» **What the exercise asks**
Working from the data below, reproduce exactly the lines starting at the one that holds "Rebuild this chart as a Python" and ending at the one that holds "SH_Y = 0.083". Pictures are excluded.

» **Records shown**
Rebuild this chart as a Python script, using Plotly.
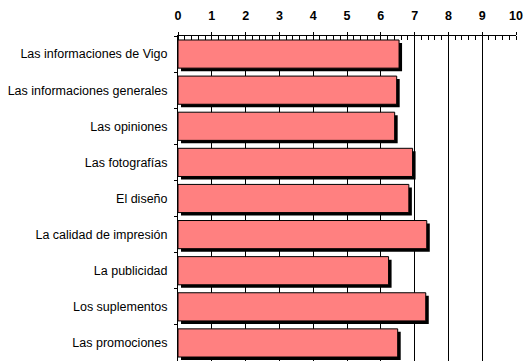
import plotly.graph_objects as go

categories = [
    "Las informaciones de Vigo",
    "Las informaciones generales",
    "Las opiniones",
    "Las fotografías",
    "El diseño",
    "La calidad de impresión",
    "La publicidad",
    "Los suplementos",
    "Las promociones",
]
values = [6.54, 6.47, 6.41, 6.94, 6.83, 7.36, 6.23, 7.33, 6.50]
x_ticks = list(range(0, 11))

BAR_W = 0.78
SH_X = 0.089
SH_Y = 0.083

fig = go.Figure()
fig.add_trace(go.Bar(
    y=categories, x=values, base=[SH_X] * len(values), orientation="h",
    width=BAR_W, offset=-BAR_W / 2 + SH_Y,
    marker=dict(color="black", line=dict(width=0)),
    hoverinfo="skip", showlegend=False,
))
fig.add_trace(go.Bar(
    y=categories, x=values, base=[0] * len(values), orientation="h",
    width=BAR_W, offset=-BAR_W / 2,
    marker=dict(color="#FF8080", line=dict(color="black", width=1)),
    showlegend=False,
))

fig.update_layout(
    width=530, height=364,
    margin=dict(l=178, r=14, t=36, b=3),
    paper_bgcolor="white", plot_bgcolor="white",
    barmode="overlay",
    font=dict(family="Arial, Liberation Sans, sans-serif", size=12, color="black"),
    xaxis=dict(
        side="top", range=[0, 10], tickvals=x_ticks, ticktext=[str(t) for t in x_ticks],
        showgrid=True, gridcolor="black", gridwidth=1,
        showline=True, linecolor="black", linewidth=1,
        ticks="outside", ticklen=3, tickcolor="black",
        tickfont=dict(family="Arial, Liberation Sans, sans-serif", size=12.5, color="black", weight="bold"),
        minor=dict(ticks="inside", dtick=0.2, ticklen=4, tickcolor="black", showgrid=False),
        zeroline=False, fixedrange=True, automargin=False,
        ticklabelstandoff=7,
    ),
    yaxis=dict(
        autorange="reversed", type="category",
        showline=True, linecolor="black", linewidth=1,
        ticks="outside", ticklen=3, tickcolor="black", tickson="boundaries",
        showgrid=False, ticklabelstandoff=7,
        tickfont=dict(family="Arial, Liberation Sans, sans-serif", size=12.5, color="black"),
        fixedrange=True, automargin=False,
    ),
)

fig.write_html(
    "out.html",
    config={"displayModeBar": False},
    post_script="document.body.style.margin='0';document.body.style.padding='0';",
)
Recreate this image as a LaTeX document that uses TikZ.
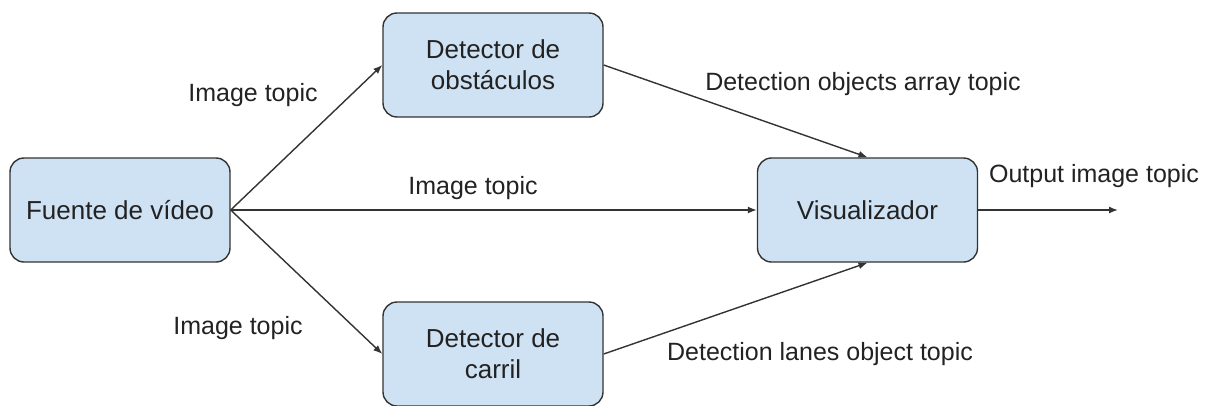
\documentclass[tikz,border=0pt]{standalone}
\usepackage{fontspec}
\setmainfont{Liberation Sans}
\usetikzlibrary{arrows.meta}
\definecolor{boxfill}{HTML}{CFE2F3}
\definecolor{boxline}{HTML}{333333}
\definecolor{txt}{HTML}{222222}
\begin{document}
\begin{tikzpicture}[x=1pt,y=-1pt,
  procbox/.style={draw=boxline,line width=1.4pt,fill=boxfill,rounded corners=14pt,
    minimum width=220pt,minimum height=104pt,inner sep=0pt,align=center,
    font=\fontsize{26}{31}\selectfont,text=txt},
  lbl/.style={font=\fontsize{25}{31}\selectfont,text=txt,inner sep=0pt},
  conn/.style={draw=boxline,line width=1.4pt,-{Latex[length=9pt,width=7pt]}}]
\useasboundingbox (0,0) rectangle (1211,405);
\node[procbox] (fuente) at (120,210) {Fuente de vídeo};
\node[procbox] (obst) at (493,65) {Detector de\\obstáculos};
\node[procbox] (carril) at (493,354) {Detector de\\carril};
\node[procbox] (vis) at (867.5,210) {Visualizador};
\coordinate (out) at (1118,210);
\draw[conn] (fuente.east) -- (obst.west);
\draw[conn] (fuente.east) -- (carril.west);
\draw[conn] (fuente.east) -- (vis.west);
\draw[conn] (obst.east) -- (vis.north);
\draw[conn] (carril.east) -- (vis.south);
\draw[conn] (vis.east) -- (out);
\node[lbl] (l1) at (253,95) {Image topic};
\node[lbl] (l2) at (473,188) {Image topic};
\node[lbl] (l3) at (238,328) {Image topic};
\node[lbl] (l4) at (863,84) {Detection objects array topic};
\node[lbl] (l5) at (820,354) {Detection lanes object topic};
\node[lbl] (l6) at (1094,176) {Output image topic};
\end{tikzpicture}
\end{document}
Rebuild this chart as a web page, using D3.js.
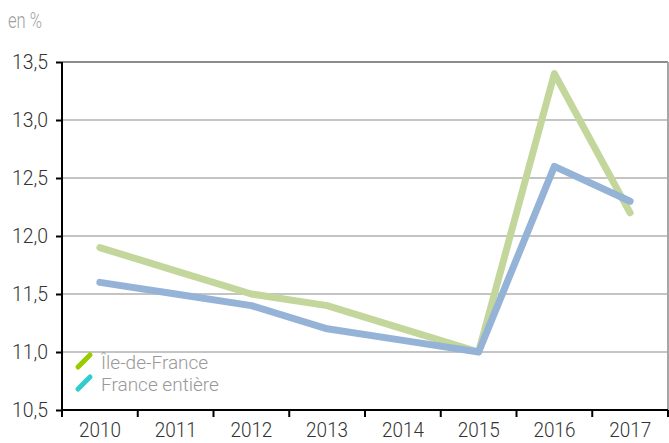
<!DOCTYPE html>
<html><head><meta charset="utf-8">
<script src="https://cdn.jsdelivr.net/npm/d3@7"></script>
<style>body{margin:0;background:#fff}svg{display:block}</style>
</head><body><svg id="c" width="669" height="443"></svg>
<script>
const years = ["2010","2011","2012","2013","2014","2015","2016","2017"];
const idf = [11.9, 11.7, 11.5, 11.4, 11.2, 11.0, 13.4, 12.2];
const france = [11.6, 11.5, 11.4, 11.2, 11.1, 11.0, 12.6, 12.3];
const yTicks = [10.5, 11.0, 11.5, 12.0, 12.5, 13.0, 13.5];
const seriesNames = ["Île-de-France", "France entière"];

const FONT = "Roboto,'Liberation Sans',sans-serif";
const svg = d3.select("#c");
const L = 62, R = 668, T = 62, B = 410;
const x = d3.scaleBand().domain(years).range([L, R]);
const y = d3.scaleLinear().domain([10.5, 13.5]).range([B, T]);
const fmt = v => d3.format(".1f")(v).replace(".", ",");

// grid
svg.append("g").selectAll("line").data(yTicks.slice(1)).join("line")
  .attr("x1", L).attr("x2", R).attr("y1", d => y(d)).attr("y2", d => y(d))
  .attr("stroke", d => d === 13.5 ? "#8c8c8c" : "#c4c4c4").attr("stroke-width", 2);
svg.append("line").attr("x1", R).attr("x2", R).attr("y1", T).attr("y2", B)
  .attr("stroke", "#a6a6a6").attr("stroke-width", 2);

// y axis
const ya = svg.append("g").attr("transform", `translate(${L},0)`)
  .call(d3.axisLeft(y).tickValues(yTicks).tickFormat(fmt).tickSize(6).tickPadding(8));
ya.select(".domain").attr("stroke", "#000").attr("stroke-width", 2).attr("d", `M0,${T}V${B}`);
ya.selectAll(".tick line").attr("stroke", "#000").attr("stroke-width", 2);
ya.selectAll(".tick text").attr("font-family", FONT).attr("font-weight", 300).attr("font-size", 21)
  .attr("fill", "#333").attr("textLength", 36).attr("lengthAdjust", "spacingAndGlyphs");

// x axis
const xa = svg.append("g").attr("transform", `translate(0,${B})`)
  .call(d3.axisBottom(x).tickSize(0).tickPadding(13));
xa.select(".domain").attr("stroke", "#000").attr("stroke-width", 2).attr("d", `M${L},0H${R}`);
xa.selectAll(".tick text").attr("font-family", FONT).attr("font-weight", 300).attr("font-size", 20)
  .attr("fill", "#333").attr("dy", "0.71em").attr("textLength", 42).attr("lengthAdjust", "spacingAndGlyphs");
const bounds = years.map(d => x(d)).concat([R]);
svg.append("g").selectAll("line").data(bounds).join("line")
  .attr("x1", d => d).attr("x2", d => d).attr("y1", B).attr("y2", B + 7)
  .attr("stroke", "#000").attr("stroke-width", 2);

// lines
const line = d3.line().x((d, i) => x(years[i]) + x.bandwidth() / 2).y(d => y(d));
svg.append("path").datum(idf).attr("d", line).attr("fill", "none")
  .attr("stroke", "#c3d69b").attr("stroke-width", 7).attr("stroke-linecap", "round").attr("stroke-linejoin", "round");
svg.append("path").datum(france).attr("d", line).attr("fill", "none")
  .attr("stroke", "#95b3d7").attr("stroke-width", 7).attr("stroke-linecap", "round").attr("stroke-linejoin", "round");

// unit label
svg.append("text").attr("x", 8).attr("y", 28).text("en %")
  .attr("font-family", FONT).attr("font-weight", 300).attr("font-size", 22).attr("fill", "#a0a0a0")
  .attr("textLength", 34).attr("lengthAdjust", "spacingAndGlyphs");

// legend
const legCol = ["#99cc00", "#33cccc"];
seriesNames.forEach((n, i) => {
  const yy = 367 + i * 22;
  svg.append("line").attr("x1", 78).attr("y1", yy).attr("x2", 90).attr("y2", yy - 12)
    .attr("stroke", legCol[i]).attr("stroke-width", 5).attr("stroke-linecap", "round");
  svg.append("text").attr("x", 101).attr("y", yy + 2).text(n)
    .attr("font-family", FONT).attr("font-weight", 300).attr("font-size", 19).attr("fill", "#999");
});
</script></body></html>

...

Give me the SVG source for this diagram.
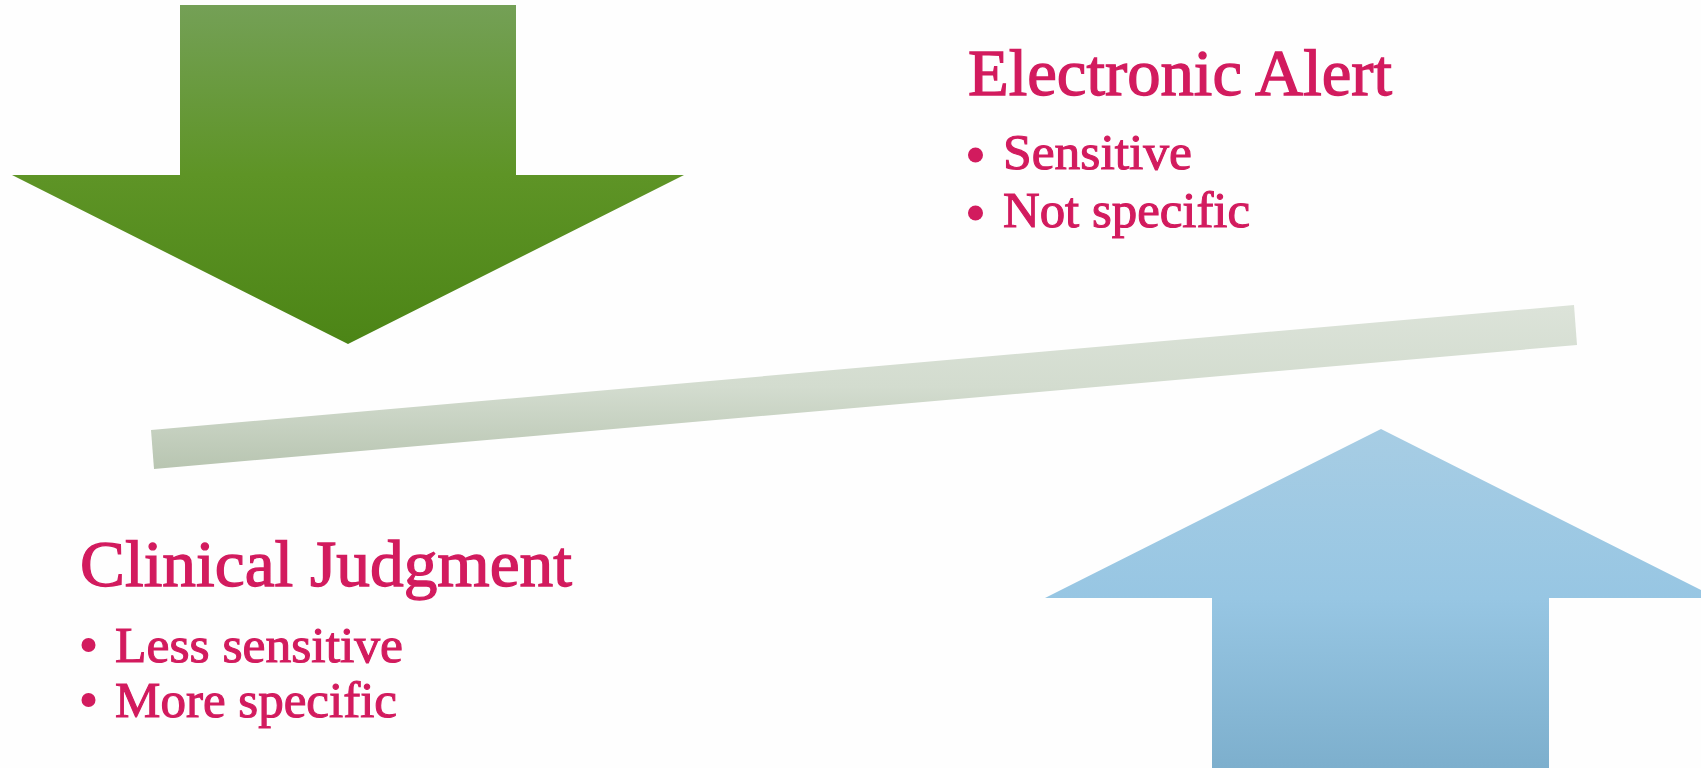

» **Output for this task**
Rebuild this chart as a Python script, using Plotly.
import plotly.graph_objects as go

categories = [
    "Las informaciones de Vigo",
    "Las informaciones generales",
    "Las opiniones",
    "Las fotografías",
    "El diseño",
    "La calidad de impresión",
    "La publicidad",
    "Los suplementos",
    "Las promociones",
]
values = [6.54, 6.47, 6.41, 6.94, 6.83, 7.36, 6.23, 7.33, 6.50]
x_ticks = list(range(0, 11))

BAR_W = 0.78
SH_X = 0.089
SH_Y = 0.083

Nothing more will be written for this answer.